Por suerte nos queda la rusa Anna Starobinets, que con su novela El vivo hizo su excelente aportación al subgénero, y también nos queda Karin Tidbeck, autora del libro que nos ocupa. Menciono a Starobinets porque, además de ser prácticamente de la misma edad que Tidbeck, su carrera parece seguir un curioso paralelismo con la de la sueca. De Tidbeck leí la colección de relatos Jagganath y lo cierto es que algunos de los cuentos que incluyen se confunden en mi caprichosa mente con los creados por Starobinets en Una edad difícil, se me hace arduo decidir quién concibió unos y otros.

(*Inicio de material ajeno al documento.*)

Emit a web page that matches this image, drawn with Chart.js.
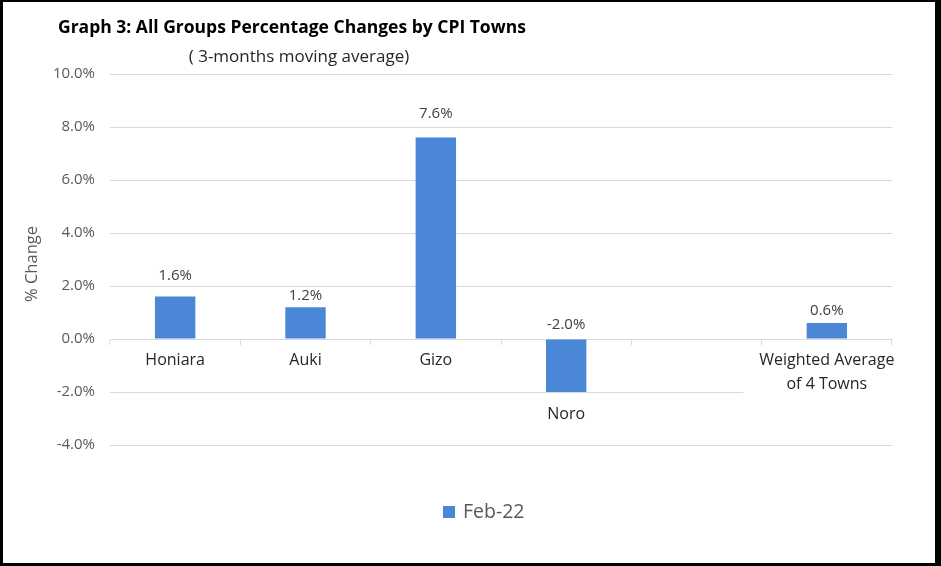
<!DOCTYPE html>
<html>
<head>
<meta charset="utf-8">
<title>Graph 3: All Groups Percentage Changes by CPI Towns</title>
<script src="https://cdn.jsdelivr.net/npm/chart.js@4.4.1/dist/chart.umd.min.js"></script>
<style>
  html, body { margin: 0; padding: 0; background: #000; }
  #frame { position: absolute; left: 3px; top: 2px; width: 932px; height: 561px; background: #fff; }
</style>
</head>
<body>
<div id="frame"><canvas id="cpiChart" width="932" height="561"></canvas></div>
<script>
// values
const towns = [['Honiara'], ['Auki'], ['Gizo'], ['Noro'], [''], ['Weighted Average', 'of 4 Towns']];
const feb22 = [1.6, 1.2, 7.6, -2.0, null, 0.6];
const seriesName = 'Feb-22';
const yMin = -4, yMax = 10, yStep = 2;

const FONT = '"Open Sans", Lato, sans-serif';
const barBlue = '#4a87d6';
// how far each value label sits off the end of its bar (Excel placed them unevenly)
const labelLift = [21, 11, 24, 15, 0, 12];

const townLabels = {
    id: 'townLabels',
    afterDatasetsDraw(chart) {
        const ctx = chart.ctx;
        const meta = chart.getDatasetMeta(0);
        ctx.save();
        meta.data.forEach((bar, i) => {
            const v = feb22[i];
            if (v === null) return;
            const top = Math.min(bar.y, bar.base);
            const bottom = Math.max(bar.y, bar.base);

            // value label
            ctx.font = `15px ${FONT}`;
            ctx.fillStyle = '#404040';
            ctx.textAlign = 'center';
            ctx.textBaseline = 'middle';
            ctx.fillText(v.toFixed(1) + '%', bar.x, top - labelLift[i]);

            // category label, under the bar or the zero line
            const lines = towns[i];
            ctx.font = `16px ${FONT}`;
            const y0 = bottom + 22;
            if (lines.length > 1) {
                const w = Math.max(...lines.map(l => ctx.measureText(l).width));
                ctx.fillStyle = '#fff';
                ctx.fillRect(bar.x - w / 2 - 16, y0 - 12, w + 32, lines.length * 24 + 4);
            }
            ctx.fillStyle = '#262626';
            lines.forEach((l, k) => ctx.fillText(l, bar.x, y0 + k * 24));
        });
        ctx.restore();
    },
    afterDraw(chart) {
        const ctx = chart.ctx;
        ctx.save();
        ctx.textBaseline = 'middle';

        ctx.font = `bold 17.5px ${FONT}`;
        ctx.fillStyle = '#000';
        ctx.textAlign = 'left';
        ctx.fillText('Graph 3: All Groups Percentage Changes by CPI Towns', 55, 26);

        ctx.font = `17px ${FONT}`;
        ctx.fillStyle = '#262626';
        ctx.textAlign = 'center';
        ctx.fillText('( 3-months moving average)', 296, 55);

        // y axis title
        ctx.save();
        ctx.translate(29, 262);
        ctx.rotate(-Math.PI / 2);
        ctx.font = `16.5px ${FONT}`;
        ctx.fillStyle = '#595959';
        ctx.fillText('% Change', 0, 0);
        ctx.restore();

        // legend
        ctx.fillStyle = barBlue;
        ctx.fillRect(440, 504, 12, 12);
        ctx.font = `19.5px ${FONT}`;
        ctx.fillStyle = '#595959';
        ctx.textAlign = 'left';
        ctx.fillText(seriesName, 460, 510);
        ctx.restore();
    }
};

const ctx = document.getElementById('cpiChart').getContext('2d');
new Chart(ctx, {
    type: 'bar',
    data: {
        labels: towns,
        datasets: [{
            label: seriesName,
            data: feb22,
            backgroundColor: barBlue,
            barPercentage: 0.31,
            categoryPercentage: 1.0
        }]
    },
    options: {
        responsive: false,
        animation: false,
        layout: { padding: { top: 72, right: 43, bottom: 118, left: 0 } },
        plugins: {
            legend: { display: false },
            title: { display: false },
            tooltip: { enabled: false }
        },
        scales: {
            x: {
                position: { y: 0 },
                offset: true,
                ticks: { display: false },
                grid: { offset: true, drawOnChartArea: false, tickLength: 5, color: '#d9d9d9' },
                border: { display: true, color: '#d9d9d9' }
            },
            y: {
                min: yMin,
                max: yMax,
                ticks: {
                    stepSize: yStep,
                    padding: 15,
                    color: '#595959',
                    font: { family: FONT, size: 15 },
                    callback: value => value.toFixed(1) + '%'
                },
                grid: { color: '#d9d9d9', drawTicks: false },
                border: { display: false },
                afterFit: scale => { scale.width = 107; }
            }
        }
    },
    plugins: [townLabels]
});
</script>
</body>
</html>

Ahora la autora sueca ha escrito también su propia distopía. Aquí no acaban las coincidencias ya que ambas escritoras son publicadas en España por la misma editorial: Ediciones Nevsky.

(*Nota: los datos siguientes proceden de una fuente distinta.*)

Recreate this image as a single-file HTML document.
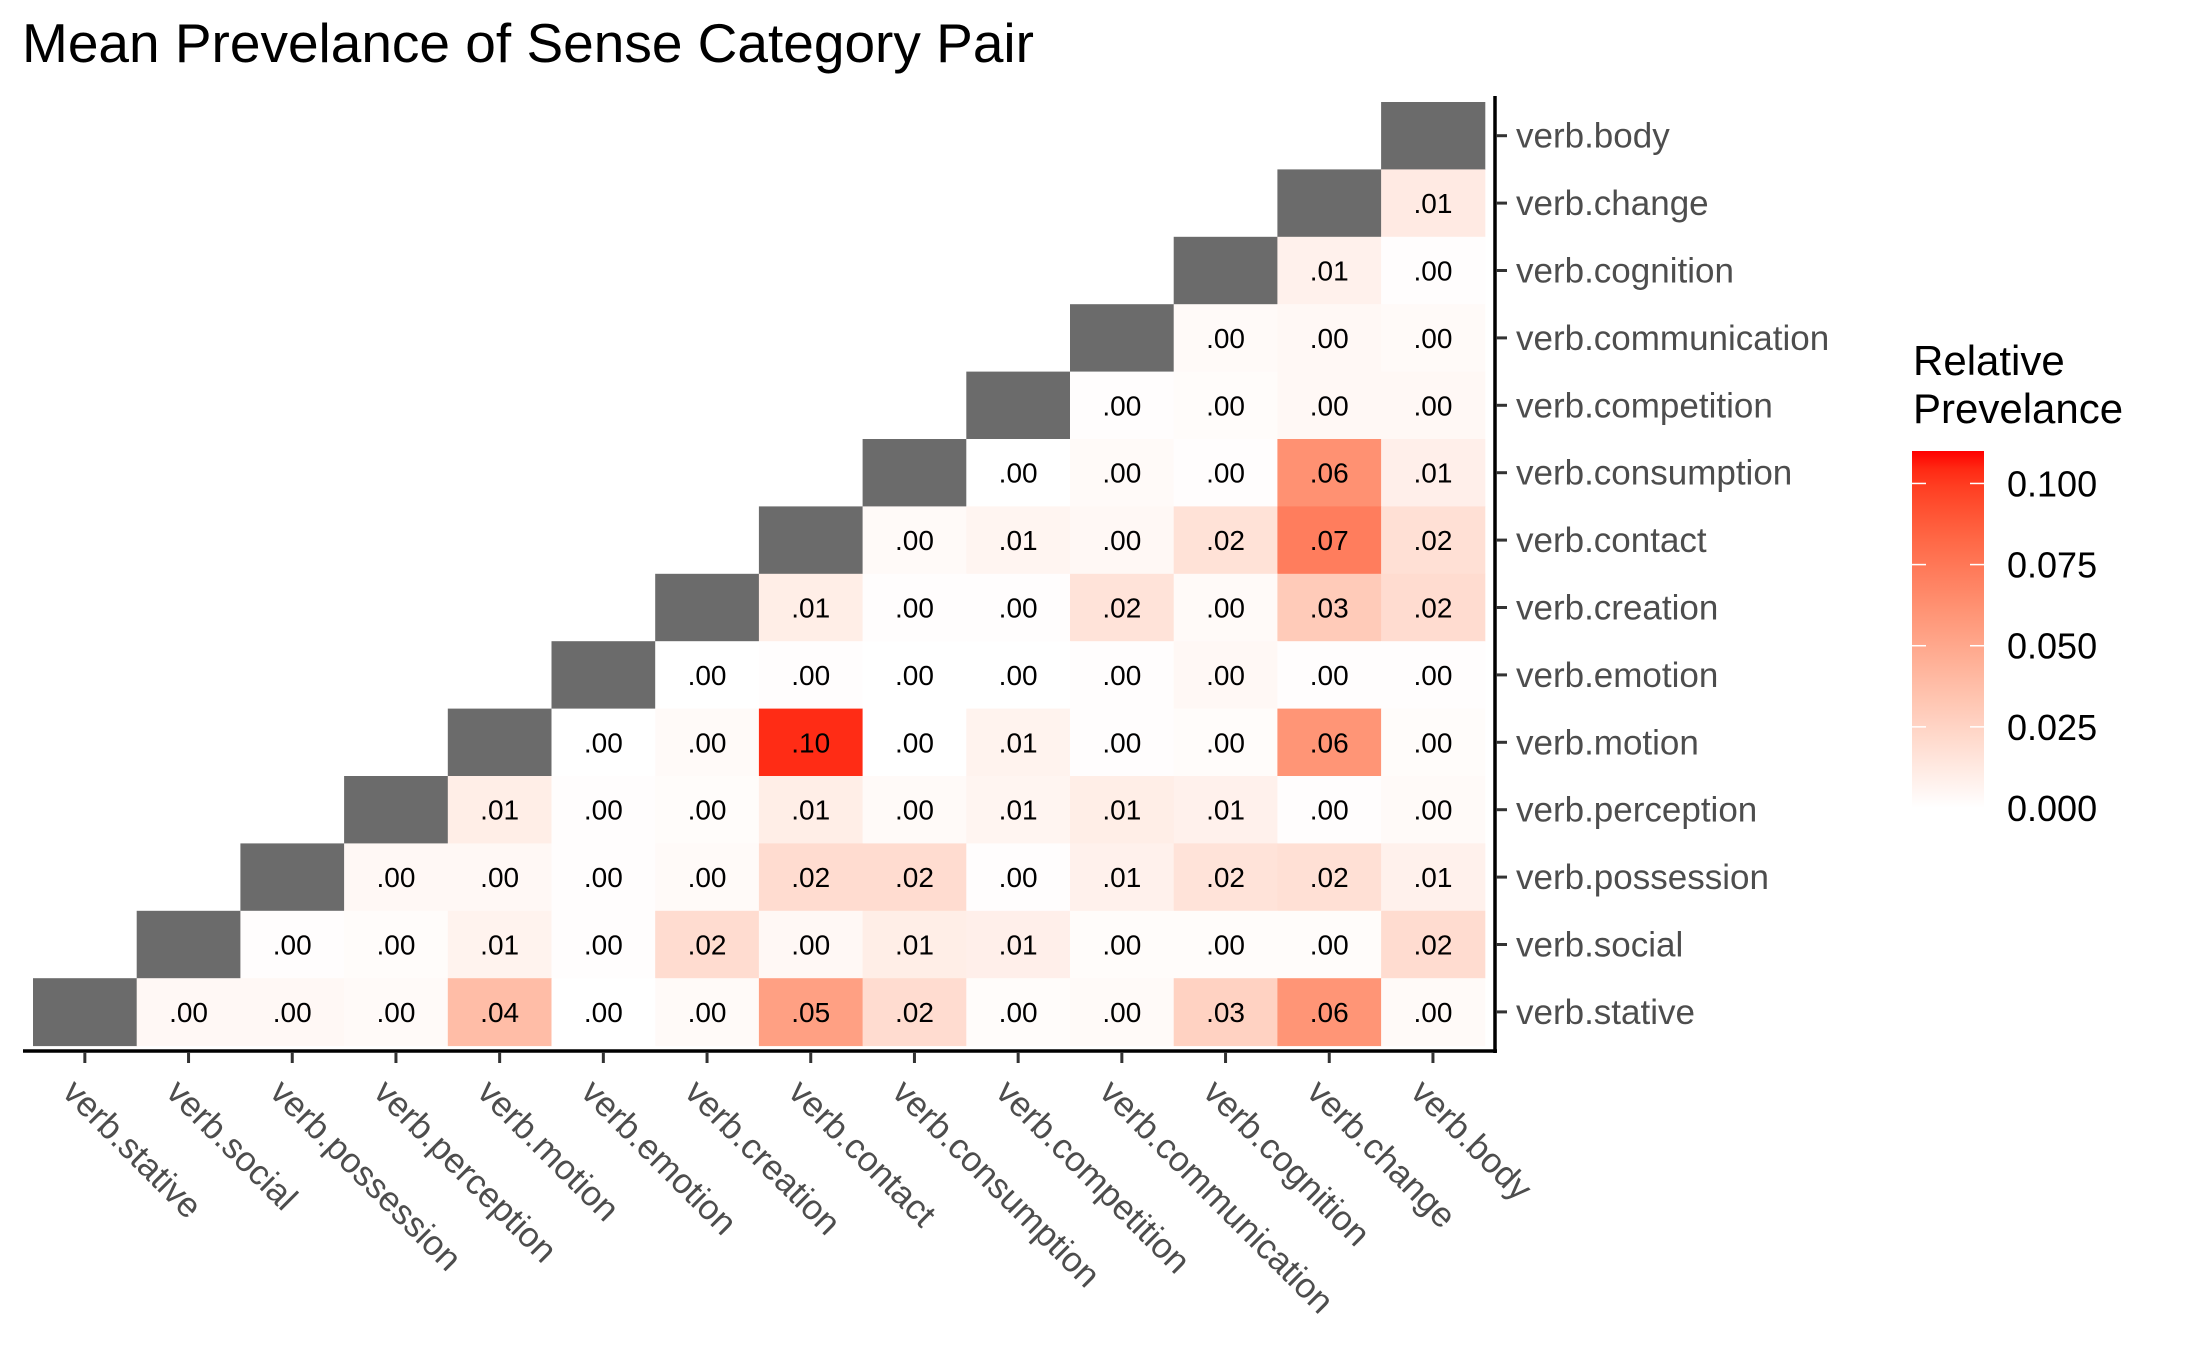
<!DOCTYPE html>
<html><head><meta charset="utf-8"><style>
html,body{margin:0;padding:0;background:#fff;}
svg{display:block;font-family:"Liberation Sans",Arial,sans-serif;}
</style></head><body>
<svg id="chart" width="2187" height="1351" viewBox="0 0 2187 1351">
<text x="22" y="62" font-size="55" fill="#000">Mean Prevelance of Sense Category Pair</text>
<g id="cells"></g>
<g id="axes"></g>
<g id="legend">
<defs><linearGradient id="lg" x1="0" y1="1" x2="0" y2="0"></linearGradient></defs>
<text x="1913" y="375" font-size="42" fill="#000">Relative</text>
<text x="1913" y="423" font-size="42" fill="#000">Prevelance</text>
</g>
</svg>
<script>
const cats = ["verb.stative","verb.social","verb.possession","verb.perception","verb.motion","verb.emotion","verb.creation","verb.contact","verb.consumption","verb.competition","verb.communication","verb.cognition","verb.change","verb.body"];
const rowBody = [];
const rowChange = [0.012];
const rowCognition = [0.008,0.001];
const rowCommunication = [0.003,0.004,0.003];
const rowCompetition = [0.001,0.002,0.004,0.004];
const rowConsumption = [0.0,0.003,0.001,0.062,0.009];
const rowContact = [0.003,0.006,0.004,0.017,0.072,0.018];
const rowCreation = [0.01,0.001,0.001,0.016,0.003,0.03,0.02];
const rowEmotion = [0.0,0.001,0.0,0.0,0.001,0.004,0.001,0.001];
const rowMotion = [0.0,0.003,0.104,0.0,0.007,0.001,0.002,0.06,0.002];
const rowPerception = [0.01,0.001,0.002,0.01,0.003,0.006,0.01,0.008,0.001,0.003];
const rowPossession = [0.004,0.004,0.001,0.003,0.02,0.02,0.001,0.008,0.016,0.018,0.008];
const rowSocial = [0.001,0.002,0.007,0.001,0.02,0.004,0.01,0.009,0.002,0.002,0.002,0.02];
const rowStative = [0.004,0.004,0.003,0.038,0.0,0.003,0.054,0.02,0.002,0.003,0.026,0.06,0.003];
const rows = [rowBody,rowChange,rowCognition,rowCommunication,rowCompetition,rowConsumption,rowContact,rowCreation,rowEmotion,rowMotion,rowPerception,rowPossession,rowSocial,rowStative];
const legendTicks = [0,0.025,0.05,0.075,0.1];
const legendLabels = ["0.000","0.025","0.050","0.075","0.100"];
const vmax = 0.11;

const NS="http://www.w3.org/2000/svg";
const X0=33, CW=103.7, Y0=102, CH=67.4, N=14;
const xPos = c => X0 + c*CW;
const yPos = r => Y0 + r*CH;
function mk(tag, attrs, parent){const e=document.createElementNS(NS,tag);for(const k in attrs)e.setAttribute(k,attrs[k]);parent.appendChild(e);return e;}

function srgb2lin(c){c/=255;return c<=0.04045?c/12.92:Math.pow((c+0.055)/1.055,2.4);}
function lin2srgb(c){c=c<=0.0031308?12.92*c:1.055*Math.pow(c,1/2.4)-0.055;return Math.max(0,Math.min(255,Math.round(c*255)));}
function toLab(r,g,b){r=srgb2lin(r);g=srgb2lin(g);b=srgb2lin(b);
 let x=(r*0.4124+g*0.3576+b*0.1805)/0.95047,y=(r*0.2126+g*0.7152+b*0.0722),z=(r*0.0193+g*0.1192+b*0.9505)/1.08883;
 const f=t=>t>0.008856?Math.cbrt(t):7.787*t+16/116;x=f(x);y=f(y);z=f(z);return [116*y-16,500*(x-y),200*(y-z)];}
function fromLab(L,a,b){let y=(L+16)/116,x=a/500+y,z=y-b/200;const fi=t=>t*t*t>0.008856?t*t*t:(t-16/116)/7.787;
 x=fi(x)*0.95047;y=fi(y);z=fi(z)*1.08883;
 const r=x*3.2406+y*-1.5372+z*-0.4986,g=x*-0.9689+y*1.8758+z*0.0415,bb=x*0.0557+y*-0.2040+z*1.0570;
 return `rgb(${lin2srgb(r)},${lin2srgb(g)},${lin2srgb(bb)})`;}
const LW=toLab(255,255,255), LR=toLab(255,0,0);
function col(v){const t=Math.max(0,Math.min(1,v/vmax));return fromLab(LW[0]+(LR[0]-LW[0])*t,LW[1]+(LR[1]-LW[1])*t,LW[2]+(LR[2]-LW[2])*t);}
function fmt(v){return v.toFixed(2).replace(/^0/,'');}

const cg=document.getElementById('cells');
rows.forEach((vals,r)=>{
  const d = N-1-r;
  const dg=mk('rect',{x:xPos(d),y:yPos(r),width:CW+0.5,height:CH+0.5,fill:'#6b6b6b'},cg);
  
  
  vals.forEach((v,k)=>{
    const c=d+1+k;
    const rc=mk('rect',{x:xPos(c),y:yPos(r),width:CW+0.5,height:CH+0.5,fill:col(v)},cg);
    
    
    const t=mk('text',{x:xPos(c)+CW/2,y:yPos(r)+CH/2+10,'font-size':28,'text-anchor':'middle',fill:'#000'},cg);
    t.textContent=fmt(v);
    
    
  });
});

const ag=document.getElementById('axes');
const xl=mk('line',{x1:23,y1:1051,x2:1497,y2:1051,stroke:'#000','stroke-width':3.5},ag);


const yl=mk('line',{x1:1495,y1:96,x2:1495,y2:1053,stroke:'#000','stroke-width':3.5},ag);


cats.forEach((c,i)=>{
  const tx=xPos(i)+CW/2;
  const tk=mk('line',{x1:tx,y1:1052,x2:tx,y2:1063,stroke:'#333','stroke-width':3},ag);
  
  
  const ax=tx-24, ay=1094;
  const t=mk('text',{x:ax,y:ay,'font-size':35,fill:'#4d4d4d',transform:`rotate(45 ${ax} ${ay})`},ag);
  t.textContent=c;
  
  
});
cats.slice().reverse().forEach((c,r)=>{
  const ty=yPos(r)+CH/2;
  const tk=mk('line',{x1:1496,y1:ty,x2:1507,y2:ty,stroke:'#333','stroke-width':3},ag);
  
  
  const t=mk('text',{x:1516,y:ty+12,'font-size':35,fill:'#4d4d4d'},ag);
  t.textContent=c;
  
  
});

const lgEl=document.getElementById('legend');
const grad=document.getElementById('lg');
for(let i=0;i<=20;i++){mk('stop',{offset:(i/20),'stop-color':col(vmax*i/20)},grad);}
const LT=451, LB=808, LX=1912, LWd=72;
const ly = v => LB - (v/vmax)*(LB-LT);
const bar=mk('rect',{x:LX,y:LT,width:LWd,height:LB-LT,fill:'url(#lg)'},lgEl);


legendTicks.forEach((v,i)=>{
  const y=ly(v);
  if(v>0){
    mk('line',{x1:LX,y1:y,x2:LX+14,y2:y,stroke:'#fff','stroke-width':1.5},lgEl);
    mk('line',{x1:LX+LWd-14,y1:y,x2:LX+LWd,y2:y,stroke:'#fff','stroke-width':1.5},lgEl);
  }
  const t=mk('text',{x:2007,y:y+13,'font-size':36,fill:'#000'},lgEl);
  t.textContent=legendLabels[i];
  
  
});
</script>
</body></html>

Amatka es una distopía clásica, casi de manual, con el típico estado controlador y manipulador que vigila a sus ciudadanos y con una protagonista que comienza cuestionándose la verdad postulada por el poder. Vanja, la protagonista, es enviada desde Essre a Amatka con la “estimulante” misión de realizar un informe sobre los productos higiénicos que utilizan sus habitantes. Las investigaciones conducen a Vanja a interrogarse sobre algunos hechos poco claros sucedidos en el pasado. Amatka es sólo una más de las cuatro colonias que componen el mundo descrito por Tidbeck del que la autora sueca apenas nos proporciona información. Sus gentes viven temerosas intentando cumplir las rigurosas reglas que la comunidad ha establecido y con el miedo sempiterno a ser denunciadas por un vecino o un compañero por salirse de las normas. Nada de lo que he contado hasta ahora resulta demasiado novedoso ni creo que logre atraer a muchos lectores, sin embargo Tidbeck se guarda un importante as en la manga: en Amatka los objetos fabricados por ellos mismos dejan de ser lo que son y se convierten en una repugnante pasta si no se nombran las suficientes veces, es lo que llaman “marcaje”. Una idea que me parece fascinante.

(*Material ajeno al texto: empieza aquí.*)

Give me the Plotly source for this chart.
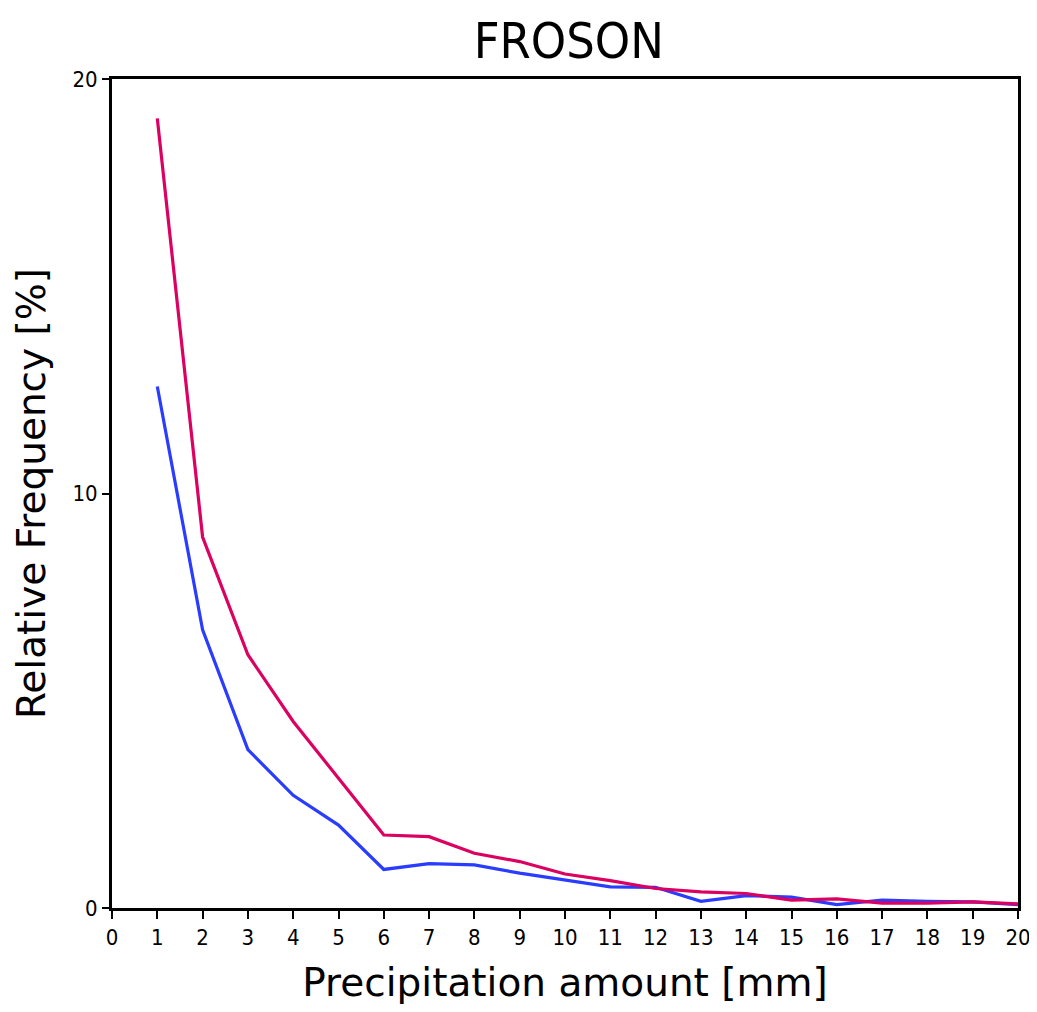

Tidbeck, con un estilo sencillo e ingenuo, ha creado una original y perdurable fantasía a la que, no obstante, le falta una mayor conexión con el presente, un vínculo que dé pleno sentido a la distopía. No resulta sencillo inferir la crítica que se oculta tras esta obra. Por otro lado deja demasiadas preguntas sin responder. ¿Si recomiendo la novela? No se la recomendaría a los que no les agrada que queden cabos sueltos. Ahora, si usted no entra en ese grupo, acuda a su librería más cercana, asegúrese primero de que el ejemplar esté en buen estado y de que no se escurre como si fuera papilla entre sus dedos y adquiéralo. Eso sí, antes de leerlo le aconsejo que repita en voz alta varias veces su título: Amatka.